** Stated problem **
Retype the data below without altering anything.

** Supplied entries **
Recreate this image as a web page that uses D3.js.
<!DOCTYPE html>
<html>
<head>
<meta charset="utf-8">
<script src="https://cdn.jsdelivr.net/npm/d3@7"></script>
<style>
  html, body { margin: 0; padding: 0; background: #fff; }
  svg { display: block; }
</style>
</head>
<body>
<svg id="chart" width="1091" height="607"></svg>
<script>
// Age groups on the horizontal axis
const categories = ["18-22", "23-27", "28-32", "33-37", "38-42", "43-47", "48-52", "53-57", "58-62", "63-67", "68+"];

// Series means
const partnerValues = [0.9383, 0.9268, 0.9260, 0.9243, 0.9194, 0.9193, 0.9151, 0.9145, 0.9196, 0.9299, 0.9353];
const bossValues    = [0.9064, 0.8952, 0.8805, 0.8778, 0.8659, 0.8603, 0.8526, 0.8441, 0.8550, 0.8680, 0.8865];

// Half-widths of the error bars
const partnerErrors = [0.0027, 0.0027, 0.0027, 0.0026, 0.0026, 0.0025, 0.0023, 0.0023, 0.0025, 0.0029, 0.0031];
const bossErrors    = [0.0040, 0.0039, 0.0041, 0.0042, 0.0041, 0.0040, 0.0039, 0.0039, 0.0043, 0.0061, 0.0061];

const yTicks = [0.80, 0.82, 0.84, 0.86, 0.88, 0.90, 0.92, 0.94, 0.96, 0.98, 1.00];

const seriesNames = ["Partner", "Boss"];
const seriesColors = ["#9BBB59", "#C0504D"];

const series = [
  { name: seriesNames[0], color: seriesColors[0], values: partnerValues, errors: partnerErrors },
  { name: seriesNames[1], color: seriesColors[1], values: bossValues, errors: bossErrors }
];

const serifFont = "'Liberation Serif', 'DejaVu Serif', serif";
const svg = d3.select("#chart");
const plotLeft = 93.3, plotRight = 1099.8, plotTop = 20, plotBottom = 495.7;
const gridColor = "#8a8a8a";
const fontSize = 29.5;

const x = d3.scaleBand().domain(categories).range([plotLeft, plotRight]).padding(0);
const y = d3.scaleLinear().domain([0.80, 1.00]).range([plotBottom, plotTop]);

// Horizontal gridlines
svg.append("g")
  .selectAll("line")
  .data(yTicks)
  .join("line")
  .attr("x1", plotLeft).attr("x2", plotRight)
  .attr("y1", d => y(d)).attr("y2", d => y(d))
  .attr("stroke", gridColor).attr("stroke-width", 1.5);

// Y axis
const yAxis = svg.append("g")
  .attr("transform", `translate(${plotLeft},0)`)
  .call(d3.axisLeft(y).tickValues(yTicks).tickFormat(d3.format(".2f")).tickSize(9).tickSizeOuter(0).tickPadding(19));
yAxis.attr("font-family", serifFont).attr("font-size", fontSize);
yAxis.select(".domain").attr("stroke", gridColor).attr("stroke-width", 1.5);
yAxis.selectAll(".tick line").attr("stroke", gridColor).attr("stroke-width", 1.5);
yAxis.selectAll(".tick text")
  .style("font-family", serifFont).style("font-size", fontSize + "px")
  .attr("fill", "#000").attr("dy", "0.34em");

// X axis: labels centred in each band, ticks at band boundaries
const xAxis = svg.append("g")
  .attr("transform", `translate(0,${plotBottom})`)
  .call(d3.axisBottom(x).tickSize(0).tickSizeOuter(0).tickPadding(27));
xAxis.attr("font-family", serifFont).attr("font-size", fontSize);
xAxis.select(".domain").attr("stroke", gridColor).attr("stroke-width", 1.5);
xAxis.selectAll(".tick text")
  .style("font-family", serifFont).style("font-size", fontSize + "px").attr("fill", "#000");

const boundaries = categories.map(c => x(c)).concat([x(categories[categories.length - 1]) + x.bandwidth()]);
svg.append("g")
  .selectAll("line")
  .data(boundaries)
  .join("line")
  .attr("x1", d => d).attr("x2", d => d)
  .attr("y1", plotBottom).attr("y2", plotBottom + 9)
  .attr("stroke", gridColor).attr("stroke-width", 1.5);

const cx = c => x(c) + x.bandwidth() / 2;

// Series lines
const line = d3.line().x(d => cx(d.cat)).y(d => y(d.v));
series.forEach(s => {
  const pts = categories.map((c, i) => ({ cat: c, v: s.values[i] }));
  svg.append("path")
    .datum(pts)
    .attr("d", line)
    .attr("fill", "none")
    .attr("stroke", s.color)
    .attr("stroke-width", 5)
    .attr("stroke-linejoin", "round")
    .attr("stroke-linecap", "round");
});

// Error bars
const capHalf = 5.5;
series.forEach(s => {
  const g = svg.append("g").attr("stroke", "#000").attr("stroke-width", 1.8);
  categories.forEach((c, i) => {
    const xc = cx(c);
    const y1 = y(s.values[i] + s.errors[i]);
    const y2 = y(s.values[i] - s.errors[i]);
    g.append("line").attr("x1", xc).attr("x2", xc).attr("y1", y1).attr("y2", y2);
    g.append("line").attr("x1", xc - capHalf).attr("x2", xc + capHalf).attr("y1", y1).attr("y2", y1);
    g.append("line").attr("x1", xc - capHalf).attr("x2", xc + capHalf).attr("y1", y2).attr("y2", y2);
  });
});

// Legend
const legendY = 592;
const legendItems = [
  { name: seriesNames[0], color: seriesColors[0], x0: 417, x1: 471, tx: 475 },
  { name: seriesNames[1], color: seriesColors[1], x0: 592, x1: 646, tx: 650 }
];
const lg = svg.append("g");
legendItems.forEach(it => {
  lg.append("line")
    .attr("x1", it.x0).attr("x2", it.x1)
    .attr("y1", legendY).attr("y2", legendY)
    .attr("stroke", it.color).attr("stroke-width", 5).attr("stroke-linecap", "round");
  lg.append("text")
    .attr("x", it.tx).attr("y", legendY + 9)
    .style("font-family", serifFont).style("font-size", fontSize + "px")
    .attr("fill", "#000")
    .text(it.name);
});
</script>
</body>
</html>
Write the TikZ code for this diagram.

** Problem solution **
Recreate this image as a web page that uses D3.js.
<!DOCTYPE html>
<html>
<head>
<meta charset="utf-8">
<script src="https://cdn.jsdelivr.net/npm/d3@7"></script>
<style>
  html, body { margin: 0; padding: 0; background: #fff; }
  svg { display: block; }
</style>
</head>
<body>
<svg id="chart" width="1091" height="607"></svg>
<script>
// Age groups on the horizontal axis
const categories = ["18-22", "23-27", "28-32", "33-37", "38-42", "43-47", "48-52", "53-57", "58-62", "63-67", "68+"];

// Series means
const partnerValues = [0.9383, 0.9268, 0.9260, 0.9243, 0.9194, 0.9193, 0.9151, 0.9145, 0.9196, 0.9299, 0.9353];
const bossValues    = [0.9064, 0.8952, 0.8805, 0.8778, 0.8659, 0.8603, 0.8526, 0.8441, 0.8550, 0.8680, 0.8865];

// Half-widths of the error bars
const partnerErrors = [0.0027, 0.0027, 0.0027, 0.0026, 0.0026, 0.0025, 0.0023, 0.0023, 0.0025, 0.0029, 0.0031];
const bossErrors    = [0.0040, 0.0039, 0.0041, 0.0042, 0.0041, 0.0040, 0.0039, 0.0039, 0.0043, 0.0061, 0.0061];

const yTicks = [0.80, 0.82, 0.84, 0.86, 0.88, 0.90, 0.92, 0.94, 0.96, 0.98, 1.00];

const seriesNames = ["Partner", "Boss"];
const seriesColors = ["#9BBB59", "#C0504D"];

const series = [
  { name: seriesNames[0], color: seriesColors[0], values: partnerValues, errors: partnerErrors },
  { name: seriesNames[1], color: seriesColors[1], values: bossValues, errors: bossErrors }
];

const serifFont = "'Liberation Serif', 'DejaVu Serif', serif";
const svg = d3.select("#chart");
const plotLeft = 93.3, plotRight = 1099.8, plotTop = 20, plotBottom = 495.7;
const gridColor = "#8a8a8a";
const fontSize = 29.5;

const x = d3.scaleBand().domain(categories).range([plotLeft, plotRight]).padding(0);
const y = d3.scaleLinear().domain([0.80, 1.00]).range([plotBottom, plotTop]);

// Horizontal gridlines
svg.append("g")
  .selectAll("line")
  .data(yTicks)
  .join("line")
  .attr("x1", plotLeft).attr("x2", plotRight)
  .attr("y1", d => y(d)).attr("y2", d => y(d))
  .attr("stroke", gridColor).attr("stroke-width", 1.5);

// Y axis
const yAxis = svg.append("g")
  .attr("transform", `translate(${plotLeft},0)`)
  .call(d3.axisLeft(y).tickValues(yTicks).tickFormat(d3.format(".2f")).tickSize(9).tickSizeOuter(0).tickPadding(19));
yAxis.attr("font-family", serifFont).attr("font-size", fontSize);
yAxis.select(".domain").attr("stroke", gridColor).attr("stroke-width", 1.5);
yAxis.selectAll(".tick line").attr("stroke", gridColor).attr("stroke-width", 1.5);
yAxis.selectAll(".tick text")
  .style("font-family", serifFont).style("font-size", fontSize + "px")
  .attr("fill", "#000").attr("dy", "0.34em");

// X axis: labels centred in each band, ticks at band boundaries
const xAxis = svg.append("g")
  .attr("transform", `translate(0,${plotBottom})`)
  .call(d3.axisBottom(x).tickSize(0).tickSizeOuter(0).tickPadding(27));
xAxis.attr("font-family", serifFont).attr("font-size", fontSize);
xAxis.select(".domain").attr("stroke", gridColor).attr("stroke-width", 1.5);
xAxis.selectAll(".tick text")
  .style("font-family", serifFont).style("font-size", fontSize + "px").attr("fill", "#000");

const boundaries = categories.map(c => x(c)).concat([x(categories[categories.length - 1]) + x.bandwidth()]);
svg.append("g")
  .selectAll("line")
  .data(boundaries)
  .join("line")
  .attr("x1", d => d).attr("x2", d => d)
  .attr("y1", plotBottom).attr("y2", plotBottom + 9)
  .attr("stroke", gridColor).attr("stroke-width", 1.5);

const cx = c => x(c) + x.bandwidth() / 2;

// Series lines
const line = d3.line().x(d => cx(d.cat)).y(d => y(d.v));
series.forEach(s => {
  const pts = categories.map((c, i) => ({ cat: c, v: s.values[i] }));
  svg.append("path")
    .datum(pts)
    .attr("d", line)
    .attr("fill", "none")
    .attr("stroke", s.color)
    .attr("stroke-width", 5)
    .attr("stroke-linejoin", "round")
    .attr("stroke-linecap", "round");
});

// Error bars
const capHalf = 5.5;
series.forEach(s => {
  const g = svg.append("g").attr("stroke", "#000").attr("stroke-width", 1.8);
  categories.forEach((c, i) => {
    const xc = cx(c);
    const y1 = y(s.values[i] + s.errors[i]);
    const y2 = y(s.values[i] - s.errors[i]);
    g.append("line").attr("x1", xc).attr("x2", xc).attr("y1", y1).attr("y2", y2);
    g.append("line").attr("x1", xc - capHalf).attr("x2", xc + capHalf).attr("y1", y1).attr("y2", y1);
    g.append("line").attr("x1", xc - capHalf).attr("x2", xc + capHalf).attr("y1", y2).attr("y2", y2);
  });
});

// Legend
const legendY = 592;
const legendItems = [
  { name: seriesNames[0], color: seriesColors[0], x0: 417, x1: 471, tx: 475 },
  { name: seriesNames[1], color: seriesColors[1], x0: 592, x1: 646, tx: 650 }
];
const lg = svg.append("g");
legendItems.forEach(it => {
  lg.append("line")
    .attr("x1", it.x0).attr("x2", it.x1)
    .attr("y1", legendY).attr("y2", legendY)
    .attr("stroke", it.color).attr("stroke-width", 5).attr("stroke-linecap", "round");
  lg.append("text")
    .attr("x", it.tx).attr("y", legendY + 9)
    .style("font-family", serifFont).style("font-size", fontSize + "px")
    .attr("fill", "#000")
    .text(it.name);
});
</script>
</body>
</html>
Write the TikZ code for this diagram.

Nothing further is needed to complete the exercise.